- Directed by: Andrzej Żuławski
- Written by: Dominique Garnier Andrzej Żuławski
- Starring: Valérie Kaprisky Francis Huster Lambert Wilson Patrick Bauchau
- Cinematography: Sacha Vierny
- Edited by: Marie-Sophie Dubus
- Music by: Alain Wisniak
- Distributed by: Hachette-Fox
- Release date: 16 May 1984;
- Running time: 113 minutes
- Country: France
- Language: French

= The Public Woman =

The Public Woman (La femme publique) is a 1984 French erotic drama film, directed by Andrzej Żuławski, starring Valérie Kaprisky, Lambert Wilson and Francis Huster as the lead actors. The film had a total of 1,302,425 admissions in France where it was the 28th-highest-grossing film of the year.
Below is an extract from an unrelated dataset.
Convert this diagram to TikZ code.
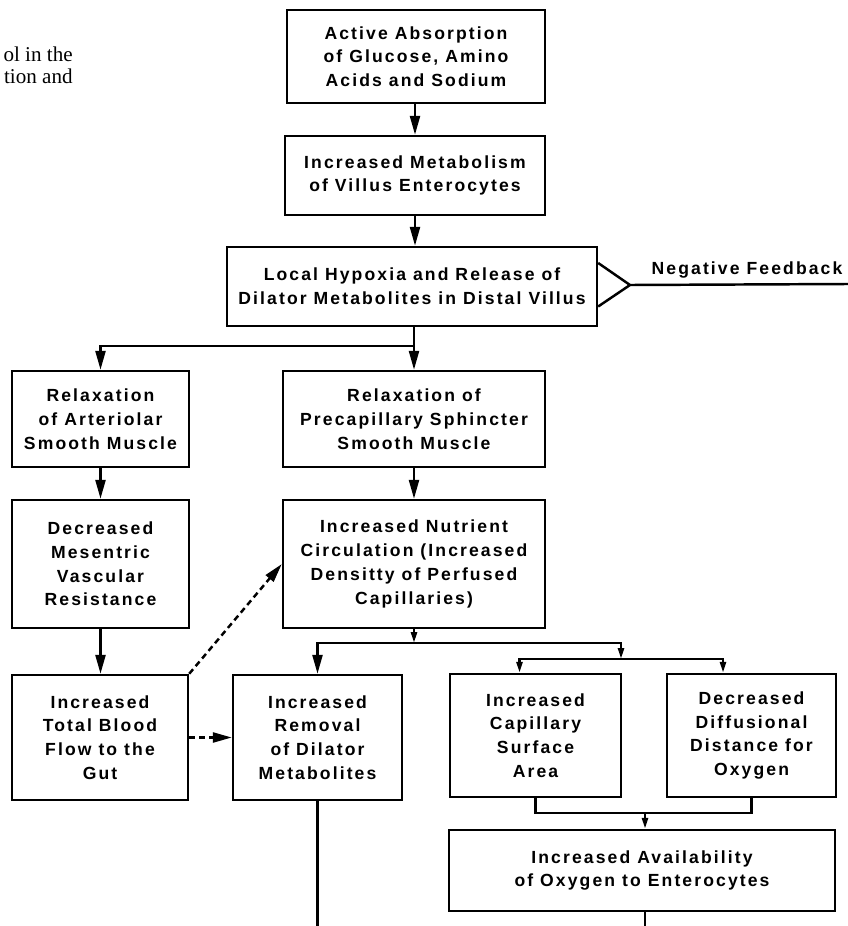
\documentclass[tikz,border=0pt]{standalone}
\usepackage{fontspec}
\setmainfont{Liberation Serif}
\newfontfamily\boxfont[LetterSpace=12]{Liberation Sans}
\usepackage{tikz}
\usetikzlibrary{arrows.meta}

\begin{document}
\begin{tikzpicture}[x=0.02cm, y=-0.02cm,
    box/.style={draw, line width=1.4pt, inner sep=0pt, align=center, font=\boxfont\bfseries\fontsize{10}{13.5}\selectfont},
    label/.style={font=\boxfont\bfseries\fontsize{10}{13.5}\selectfont},
    pagetext/.style={anchor=base east, inner sep=0pt, font=\fontsize{12}{14}\selectfont},
    link/.style={line width=1.4pt},
    edge/.style={-{Triangle[length=0.38cm, width=0.2cm]}, line width=1.4pt},
    tip/.style={-{Triangle[length=0.22cm, width=0.12cm]}, line width=1.4pt},
    dashedge/.style={-{Triangle[length=0.38cm, width=0.2cm]}, line width=1.4pt, dash pattern=on 0.12cm off 0.08cm}
]
    \useasboundingbox (0,0) rectangle (848,926);
    \node[pagetext] (page1) at (73,62) {ol in the};
    \node[pagetext] (page2) at (73,84) {tion and};
    \node[box, minimum width=5.16cm, minimum height=1.86cm] (abs) at (416,56.5) {Active Absorption\\of Glucose, Amino\\Acids and Sodium};
    \node[box, minimum width=5.2cm, minimum height=1.58cm] (met) at (415,175.5) {Increased Metabolism\\of Villus Enterocytes};
    \node[box, minimum width=7.4cm, minimum height=1.58cm] (hyp) at (412,286.5) {Local Hypoxia and Release of\\Dilator Metabolites in Distal Villus};
    \node[box, minimum width=3.54cm, minimum height=1.92cm] (art) at (100.5,419) {Relaxation\\of Arteriolar\\Smooth Muscle};
    \node[box, minimum width=5.24cm, minimum height=1.92cm] (pre) at (414,419) {Relaxation of\\Precapillary Sphincter\\Smooth Muscle};
    \node[box, minimum width=3.54cm, minimum height=2.56cm] (mes) at (100.5,564) {Decreased\\Mesentric\\Vascular\\Resistance};
    \node[box, minimum width=5.24cm, minimum height=2.56cm] (nut) at (414,564) {Increased Nutrient\\Circulation (Increased\\Densitty of Perfused\\Capillaries)};
    \node[box, minimum width=3.52cm, minimum height=2.5cm] (flow) at (100,737.5) {Increased\\Total Blood\\Flow to the\\Gut};
    \node[box, minimum width=3.38cm, minimum height=2.5cm] (rem) at (317.5,737.5) {Increased\\Removal\\of Dilator\\Metabolites};
    \node[box, minimum width=3.42cm, minimum height=2.46cm] (cap) at (535.5,735.5) {Increased\\Capillary\\Surface\\Area};
    \node[box, minimum width=3.38cm, minimum height=2.46cm] (dif) at (751.5,735.5) {Decreased\\Diffusional\\Distance for\\Oxygen};
    \node[box, minimum width=7.72cm, minimum height=1.62cm] (oxy) at (642,870.5) {Increased Availability\\of Oxygen to Enterocytes};
    \node[label] (fbtext) at (747,270) {Negative Feedback};
    \coordinate (fb) at (630,285);
    \coordinate (fbend) at (848,284);
    \coordinate (split) at (414,346);
    \coordinate (split2) at (414,643);
    \coordinate (split3) at (621,659);
    \coordinate (join) at (645,813);
    \coordinate (out1) at (314,926);
    \coordinate (out2) at (645,926);
    \draw[edge] (abs.south -| met.north) -- (met.north);
    \draw[edge] (met.south) -- (met.south |- hyp.north);
    \draw[link] ([yshift=0.47cm]hyp.east) -- (fb) -- ([yshift=-0.4cm]hyp.east);
    \draw[link] (fb) -- (fbend);
    \draw[link] (hyp.south -| split) -- (split);
    \draw[edge] (split) -- (pre.north);
    \draw[edge] (split) -| (art.north);
    \draw[edge] (art.south) -- (mes.north);
    \draw[edge] (mes.south) -- (mes.south |- flow.north);
    \draw[edge] (pre.south) -- (nut.north);
    \draw[dashedge] (flow.north east) -- (nut.west);
    \draw[dashedge] (flow.east) -- (rem.west);
    \draw[tip] (nut.south) -- (split2);
    \draw[edge] (split2) -| (rem.north);
    \draw[tip] (split2) -| (split3);
    \draw[tip] (split3) -| ([xshift=-0.32cm]cap.north);
    \draw[tip] (split3) -| ([xshift=-0.57cm]dif.north);
    \draw[link] (cap.south) |- (join) -| (dif.south);
    \draw[tip] (join) -- (join |- oxy.north);
    \draw[link] (rem.south) -- (rem.south |- out1);
    \draw[link] (oxy.south -| out2) -- (out2);
\end{tikzpicture}
\end{document}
The film being recorded inside the film is based on inspired by Fyodor Dostoevsky's 1872 novel Demons.

==Awards==

===César Awards, France, 1985===
- Nominated
- Best Actress - Valérie Kaprisky
- Best Supporting Actor - Lambert Wilson
- Best Adaptation - Andrzej Żuławski and Dominique Garnier

===Montréal World Film Festival 1984===
- Won Most Popular Film - Andrzej Żuławski
- Won Special Prize of the Jury - Andrzej Żuławski

==DVD releases==
The film had its English-speaking debut on DVD in late 2008, when new label Mondo Vision released the film as its debut title. The disc features a commentary from Andrzej Żuławski and a video interview, where he discusses Polish cinema and the film's production. The film is also available on DVD, blu-ray and 4K from LCJ Editions in France, IVC in Japan, and Minerva Pictures in Italy, but lack these extras.